» Exercise: Copy the data exactly as it appears, and do not include any pictures.

## begin Data excerpt

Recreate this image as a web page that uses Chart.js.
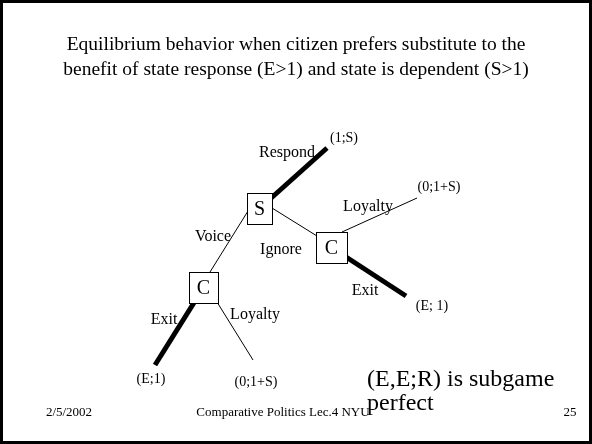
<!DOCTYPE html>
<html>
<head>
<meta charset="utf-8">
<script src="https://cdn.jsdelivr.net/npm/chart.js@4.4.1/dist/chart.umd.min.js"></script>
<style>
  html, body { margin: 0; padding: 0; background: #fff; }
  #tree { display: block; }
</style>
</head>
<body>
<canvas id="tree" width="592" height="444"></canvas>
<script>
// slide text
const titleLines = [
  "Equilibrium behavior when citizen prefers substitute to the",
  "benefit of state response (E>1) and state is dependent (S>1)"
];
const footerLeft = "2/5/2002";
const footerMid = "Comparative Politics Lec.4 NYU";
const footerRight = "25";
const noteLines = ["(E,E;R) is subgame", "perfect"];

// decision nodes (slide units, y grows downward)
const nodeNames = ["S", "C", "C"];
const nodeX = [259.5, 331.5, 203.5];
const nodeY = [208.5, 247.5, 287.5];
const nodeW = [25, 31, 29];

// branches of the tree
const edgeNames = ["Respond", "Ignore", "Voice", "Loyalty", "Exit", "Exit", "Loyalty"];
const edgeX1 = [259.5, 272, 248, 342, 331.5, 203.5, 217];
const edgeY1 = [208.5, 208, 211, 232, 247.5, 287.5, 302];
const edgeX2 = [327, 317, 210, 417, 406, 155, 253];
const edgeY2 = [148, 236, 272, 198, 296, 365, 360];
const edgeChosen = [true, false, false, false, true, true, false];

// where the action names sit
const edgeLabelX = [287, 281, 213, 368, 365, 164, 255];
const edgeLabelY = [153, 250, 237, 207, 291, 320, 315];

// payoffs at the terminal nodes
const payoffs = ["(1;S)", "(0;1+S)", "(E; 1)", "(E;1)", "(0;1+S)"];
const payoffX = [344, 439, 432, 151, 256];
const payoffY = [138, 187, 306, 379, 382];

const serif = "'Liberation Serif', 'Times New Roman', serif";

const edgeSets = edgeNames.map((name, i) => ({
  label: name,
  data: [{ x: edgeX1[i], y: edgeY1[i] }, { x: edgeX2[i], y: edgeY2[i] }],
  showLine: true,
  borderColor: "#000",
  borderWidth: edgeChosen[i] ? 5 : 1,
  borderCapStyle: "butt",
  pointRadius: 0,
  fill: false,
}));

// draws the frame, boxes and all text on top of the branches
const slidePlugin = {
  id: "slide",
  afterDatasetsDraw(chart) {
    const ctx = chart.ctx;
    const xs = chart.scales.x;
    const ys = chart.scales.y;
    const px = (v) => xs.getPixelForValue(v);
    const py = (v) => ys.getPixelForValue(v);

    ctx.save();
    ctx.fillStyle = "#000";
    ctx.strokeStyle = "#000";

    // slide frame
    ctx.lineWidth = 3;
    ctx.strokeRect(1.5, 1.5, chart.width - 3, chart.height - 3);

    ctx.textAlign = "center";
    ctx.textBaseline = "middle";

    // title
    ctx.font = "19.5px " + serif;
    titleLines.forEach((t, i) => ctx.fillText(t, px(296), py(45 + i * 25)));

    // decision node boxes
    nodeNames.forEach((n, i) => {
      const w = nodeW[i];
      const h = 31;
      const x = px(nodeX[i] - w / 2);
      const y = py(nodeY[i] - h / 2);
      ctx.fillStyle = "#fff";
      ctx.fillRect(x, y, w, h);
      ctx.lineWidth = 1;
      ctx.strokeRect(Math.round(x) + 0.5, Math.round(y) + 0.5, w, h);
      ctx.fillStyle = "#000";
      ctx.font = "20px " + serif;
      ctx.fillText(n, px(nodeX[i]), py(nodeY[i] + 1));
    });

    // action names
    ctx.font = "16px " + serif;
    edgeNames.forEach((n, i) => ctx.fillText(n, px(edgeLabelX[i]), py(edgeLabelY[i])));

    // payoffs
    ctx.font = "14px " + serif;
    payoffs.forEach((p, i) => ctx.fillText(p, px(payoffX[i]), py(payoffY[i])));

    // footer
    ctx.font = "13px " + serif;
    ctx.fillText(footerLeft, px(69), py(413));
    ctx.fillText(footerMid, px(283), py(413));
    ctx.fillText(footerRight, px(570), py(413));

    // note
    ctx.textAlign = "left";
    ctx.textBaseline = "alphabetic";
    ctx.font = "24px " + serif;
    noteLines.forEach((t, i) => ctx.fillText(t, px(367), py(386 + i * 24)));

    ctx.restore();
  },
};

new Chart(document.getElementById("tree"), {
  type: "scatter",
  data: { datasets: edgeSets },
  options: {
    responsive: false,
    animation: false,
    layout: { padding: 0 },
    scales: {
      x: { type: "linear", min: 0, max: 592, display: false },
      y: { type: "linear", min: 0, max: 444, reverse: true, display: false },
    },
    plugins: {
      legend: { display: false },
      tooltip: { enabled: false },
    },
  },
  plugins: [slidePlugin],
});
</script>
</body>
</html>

## end Data excerpt

» Task output:
Recreate this image as a web page that uses Chart.js.
<!DOCTYPE html>
<html>
<head>
<meta charset="utf-8">
<script src="https://cdn.jsdelivr.net/npm/chart.js@4.4.1/dist/chart.umd.min.js"></script>
<style>
  html, body { margin: 0; padding: 0; background: #fff; }
  #tree { display: block; }
</style>
</head>
<body>
<canvas id="tree" width="592" height="444"></canvas>
<script>
// slide text
const titleLines = [
  "Equilibrium behavior when citizen prefers substitute to the",
  "benefit of state response (E>1) and state is dependent (S>1)"
];
const footerLeft = "2/5/2002";
const footerMid = "Comparative Politics Lec.4 NYU";
const footerRight = "25";
const noteLines = ["(E,E;R) is subgame", "perfect"];

// decision nodes (slide units, y grows downward)
const nodeNames = ["S", "C", "C"];
const nodeX = [259.5, 331.5, 203.5];
const nodeY = [208.5, 247.5, 287.5];
const nodeW = [25, 31, 29];

// branches of the tree
const edgeNames = ["Respond", "Ignore", "Voice", "Loyalty", "Exit", "Exit", "Loyalty"];
const edgeX1 = [259.5, 272, 248, 342, 331.5, 203.5, 217];
const edgeY1 = [208.5, 208, 211, 232, 247.5, 287.5, 302];
const edgeX2 = [327, 317, 210, 417, 406, 155, 253];
const edgeY2 = [148, 236, 272, 198, 296, 365, 360];
const edgeChosen = [true, false, false, false, true, true, false];

// where the action names sit
const edgeLabelX = [287, 281, 213, 368, 365, 164, 255];
const edgeLabelY = [153, 250, 237, 207, 291, 320, 315];

// payoffs at the terminal nodes
const payoffs = ["(1;S)", "(0;1+S)", "(E; 1)", "(E;1)", "(0;1+S)"];
const payoffX = [344, 439, 432, 151, 256];
const payoffY = [138, 187, 306, 379, 382];

const serif = "'Liberation Serif', 'Times New Roman', serif";

const edgeSets = edgeNames.map((name, i) => ({
  label: name,
  data: [{ x: edgeX1[i], y: edgeY1[i] }, { x: edgeX2[i], y: edgeY2[i] }],
  showLine: true,
  borderColor: "#000",
  borderWidth: edgeChosen[i] ? 5 : 1,
  borderCapStyle: "butt",
  pointRadius: 0,
  fill: false,
}));

// draws the frame, boxes and all text on top of the branches
const slidePlugin = {
  id: "slide",
  afterDatasetsDraw(chart) {
    const ctx = chart.ctx;
    const xs = chart.scales.x;
    const ys = chart.scales.y;
    const px = (v) => xs.getPixelForValue(v);
    const py = (v) => ys.getPixelForValue(v);

    ctx.save();
    ctx.fillStyle = "#000";
    ctx.strokeStyle = "#000";

    // slide frame
    ctx.lineWidth = 3;
    ctx.strokeRect(1.5, 1.5, chart.width - 3, chart.height - 3);

    ctx.textAlign = "center";
    ctx.textBaseline = "middle";

    // title
    ctx.font = "19.5px " + serif;
    titleLines.forEach((t, i) => ctx.fillText(t, px(296), py(45 + i * 25)));

    // decision node boxes
    nodeNames.forEach((n, i) => {
      const w = nodeW[i];
      const h = 31;
      const x = px(nodeX[i] - w / 2);
      const y = py(nodeY[i] - h / 2);
      ctx.fillStyle = "#fff";
      ctx.fillRect(x, y, w, h);
      ctx.lineWidth = 1;
      ctx.strokeRect(Math.round(x) + 0.5, Math.round(y) + 0.5, w, h);
      ctx.fillStyle = "#000";
      ctx.font = "20px " + serif;
      ctx.fillText(n, px(nodeX[i]), py(nodeY[i] + 1));
    });

    // action names
    ctx.font = "16px " + serif;
    edgeNames.forEach((n, i) => ctx.fillText(n, px(edgeLabelX[i]), py(edgeLabelY[i])));

    // payoffs
    ctx.font = "14px " + serif;
    payoffs.forEach((p, i) => ctx.fillText(p, px(payoffX[i]), py(payoffY[i])));

    // footer
    ctx.font = "13px " + serif;
    ctx.fillText(footerLeft, px(69), py(413));
    ctx.fillText(footerMid, px(283), py(413));
    ctx.fillText(footerRight, px(570), py(413));

    // note
    ctx.textAlign = "left";
    ctx.textBaseline = "alphabetic";
    ctx.font = "24px " + serif;
    noteLines.forEach((t, i) => ctx.fillText(t, px(367), py(386 + i * 24)));

    ctx.restore();
  },
};

new Chart(document.getElementById("tree"), {
  type: "scatter",
  data: { datasets: edgeSets },
  options: {
    responsive: false,
    animation: false,
    layout: { padding: 0 },
    scales: {
      x: { type: "linear", min: 0, max: 592, display: false },
      y: { type: "linear", min: 0, max: 444, reverse: true, display: false },
    },
    plugins: {
      legend: { display: false },
      tooltip: { enabled: false },
    },
  },
  plugins: [slidePlugin],
});
</script>
</body>
</html>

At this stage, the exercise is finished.